REQUEST:
The line holding "const conditions = ['Common" is the last one to output; start at the first line of the data, keep every line in between exactly, and leave out pictures.

┌─ GIVEN DATA

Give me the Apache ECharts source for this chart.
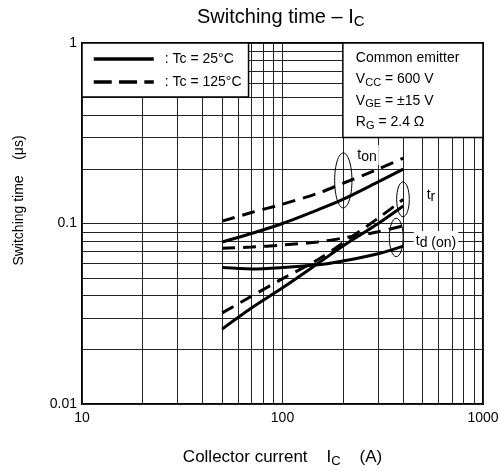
<!DOCTYPE html>
<html><head><meta charset="utf-8">
<script src="https://cdn.jsdelivr.net/npm/echarts@6/dist/echarts.min.js"></script>
<style>html,body{margin:0;padding:0;background:#fff}#c{width:500px;height:471px}</style>
</head><body><div id="c"></div>
<script>
// ---- data (collector current in A, times in µs) ----
const current = [50, 70, 100, 150, 200, 300, 400];
const ton25   = [0.079, 0.088, 0.100, 0.119, 0.136, 0.170, 0.200];
const ton125  = [0.103, 0.115, 0.128, 0.147, 0.167, 0.200, 0.230];
const tr25    = [0.026, 0.034, 0.044, 0.060, 0.075, 0.100, 0.125];
const tr125   = [0.032, 0.0395, 0.0495, 0.063, 0.078, 0.107, 0.136];
const tdon25  = [0.057, 0.056, 0.057, 0.059, 0.062, 0.068, 0.075];
const tdon125 = [0.073, 0.074, 0.076, 0.079, 0.083, 0.090, 0.097];
const xMinorGrid = [20, 30, 40, 50, 60, 70, 80, 90, 200, 300, 400, 500, 600, 700, 800, 900];
const yMinorGrid = [0.02, 0.03, 0.04, 0.05, 0.06, 0.07, 0.08, 0.09, 0.2, 0.3, 0.4, 0.5, 0.6, 0.7, 0.8, 0.9];
const legendNames = ['Tc = 25°C', 'Tc = 125°C'];
const conditions = ['Common emitter', 'V{s|CC} = 600 V', 'V{s|GE} = ±15 V', 'R{s|G} = 2.4 Ω'];

// annotation placement in data units
const condBox = [200, 1000, 0.3, 1];
const ellipseBoxes = [[182, 222, 0.122, 0.246], [371, 429, 0.109, 0.170], [341, 400, 0.0655, 0.107]];
const curveLabels = [
  {text: 't{s|on}', at: [264, 0.2396]},
  {text: 't{s|r}', at: [550, 0.144]},
  {text: 't{s|d (on)}', at: [583, 0.080]}
];

const FONT = "'Liberation Sans', Arial, Helvetica, sans-serif";
const pairs = ys => current.map((x, i) => [x, ys[i]]);
const solid = {type: 'solid', width: 3, color: '#000'};
const dashed = {type: [13, 8], width: 3, color: '#000'};
const mk = (name, ys, ls) => ({name, type: 'line', data: pairs(ys), smooth: 0.3, symbol: 'none',
  showSymbol: false, lineStyle: ls, itemStyle: {color: '#000'}, z: 3, animation: false, silent: true});

const chart = echarts.init(document.getElementById('c'), null, {renderer: 'canvas'});
const axisCommon = {
  type: 'log', logBase: 10,
  axisLine: {show: false}, axisTick: {show: false},
  splitLine: {show: true, lineStyle: {color: '#222', width: 1}},
};
chart.setOption({
  animation: false,
  backgroundColor: '#fff',
  title: {
    text: 'Switching time – I{sub|C}', left: 197, top: 7, padding: 0,
    textStyle: {fontFamily: FONT, fontSize: 20, fontWeight: 'normal', color: '#000',
      rich: {sub: {fontFamily: FONT, fontSize: 15, color: '#000', padding: [10, 0, 0, 0], lineHeight: 16}}}
  },
  grid: {left: 82, right: 17, top: 43, bottom: 67, show: true, borderColor: '#000', borderWidth: 2,
    backgroundColor: 'transparent', containLabel: false, outerBoundsMode: 'none'},
  legend: {
    data: [{name: legendNames[0], lineStyle: {type: 'solid', width: 3.5}},
           {name: legendNames[1], lineStyle: {type: [18, 7.3], width: 3.5}}],
    left: 82, top: 43, orient: 'vertical', backgroundColor: '#fff', borderColor: '#000', borderWidth: 1.5,
    borderRadius: 0, padding: [9, 7, 8, 10], itemWidth: 60, itemHeight: 14, itemGap: 9,
    itemStyle: {opacity: 0, borderWidth: 0},
    formatter: ': {name}', selectedMode: false, z: 20,
    textStyle: {fontFamily: FONT, fontSize: 14, color: '#000', padding: [0, 0, 0, 6], lineHeight: 14}
  },
  xAxis: Object.assign({}, axisCommon, {
    min: 10, max: 1000,
    axisLabel: {fontFamily: FONT, fontSize: 14, color: '#000', margin: 7, formatter: v => String(+(+v).toPrecision(3))},
    name: 'Collector current    I{sub|C}    (A)', nameLocation: 'middle', nameGap: 45,
    nameTextStyle: {fontFamily: FONT, fontSize: 17, color: '#000',
      rich: {sub: {fontFamily: FONT, fontSize: 13, color: '#000', padding: [8, 0, 0, 0], lineHeight: 14}}}
  }),
  yAxis: Object.assign({}, axisCommon, {
    min: 0.01, max: 1,
    axisLabel: {fontFamily: FONT, fontSize: 14, color: '#000', margin: 5, formatter: v => String(+(+v).toPrecision(3))},
    name: 'Switching time    (μs)', nameLocation: 'middle', nameGap: 56,
    nameTextStyle: {fontFamily: FONT, fontSize: 14, color: '#000', padding: [0, 0, 0, 46]}
  }),
  series: [
    mk(legendNames[0], ton25, solid),
    mk(legendNames[1], ton125, dashed),
    mk(legendNames[0], tr25, solid),
    mk(legendNames[1], tr125, dashed),
    mk(legendNames[0], tdon25, solid),
    mk(legendNames[1], tdon125, dashed),
    {name: 'minor-grid', type: 'line', data: [], z: 1, silent: true, animation: false,
      markLine: {silent: true, z: 1, symbol: ['none', 'none'], label: {show: false}, animation: false,
        lineStyle: {color: '#222', width: 1, type: 'solid'},
        data: xMinorGrid.map(v => ({xAxis: v})).concat(yMinorGrid.map(v => ({yAxis: v})))}}
  ]
});

const P = (x, y) => chart.convertToPixel({xAxisIndex: 0, yAxisIndex: 0}, [x, y]);
const graphics = [];
// condition box
{
  const a = P(condBox[0], condBox[3]), b = P(condBox[1], condBox[2]);
  graphics.push({type: 'rect', z: 100, shape: {x: a[0], y: a[1], width: b[0] - a[0], height: b[1] - a[1]},
    style: {fill: '#fff', stroke: '#000', lineWidth: 1.5}});
  graphics.push({type: 'text', z: 101, x: a[0] + 13, y: a[1] + 4,
    style: {text: conditions.join('\n'), fill: '#000', fontFamily: FONT, fontSize: 14, lineHeight: 21.5,
      align: 'left', verticalAlign: 'top',
      rich: {s: {fontFamily: FONT, fontSize: 11, fill: '#000', padding: [7, 0, 0, 0], lineHeight: 13}}}});
}
ellipseBoxes.forEach(e => {
  const a = P(e[0], e[3]), b = P(e[1], e[2]);
  graphics.push({type: 'ellipse', z: 102,
    shape: {cx: (a[0] + b[0]) / 2, cy: (a[1] + b[1]) / 2, rx: (b[0] - a[0]) / 2, ry: (b[1] - a[1]) / 2},
    style: {fill: 'none', stroke: '#000', lineWidth: 1}});
});
curveLabels.forEach(l => {
  const p = P(l.at[0], l.at[1]);
  graphics.push({type: 'text', z: 103, x: p[0], y: p[1],
    style: {text: l.text, fill: '#000', fontFamily: FONT, fontSize: 14, align: 'center', verticalAlign: 'middle',
      backgroundColor: '#fff', padding: [1, 2, 1, 2],
      rich: {s: {fontFamily: FONT, fontSize: 14, fill: '#000', padding: [4, 0, 0, 0]}}}});
});
chart.setOption({graphic: graphics});
</script>
</body></html>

└─

SOLUTION TO THE EXERCISE:
Give me the Apache ECharts source for this chart.
<!DOCTYPE html>
<html><head><meta charset="utf-8">
<script src="https://cdn.jsdelivr.net/npm/echarts@6/dist/echarts.min.js"></script>
<style>html,body{margin:0;padding:0;background:#fff}#c{width:500px;height:471px}</style>
</head><body><div id="c"></div>
<script>
// ---- data (collector current in A, times in µs) ----
const current = [50, 70, 100, 150, 200, 300, 400];
const ton25   = [0.079, 0.088, 0.100, 0.119, 0.136, 0.170, 0.200];
const ton125  = [0.103, 0.115, 0.128, 0.147, 0.167, 0.200, 0.230];
const tr25    = [0.026, 0.034, 0.044, 0.060, 0.075, 0.100, 0.125];
const tr125   = [0.032, 0.0395, 0.0495, 0.063, 0.078, 0.107, 0.136];
const tdon25  = [0.057, 0.056, 0.057, 0.059, 0.062, 0.068, 0.075];
const tdon125 = [0.073, 0.074, 0.076, 0.079, 0.083, 0.090, 0.097];
const xMinorGrid = [20, 30, 40, 50, 60, 70, 80, 90, 200, 300, 400, 500, 600, 700, 800, 900];
const yMinorGrid = [0.02, 0.03, 0.04, 0.05, 0.06, 0.07, 0.08, 0.09, 0.2, 0.3, 0.4, 0.5, 0.6, 0.7, 0.8, 0.9];
const legendNames = ['Tc = 25°C', 'Tc = 125°C'];
const conditions = ['Common emitter', 'V{s|CC} = 600 V', 'V{s|GE} = ±15 V', 'R{s|G} = 2.4 Ω'];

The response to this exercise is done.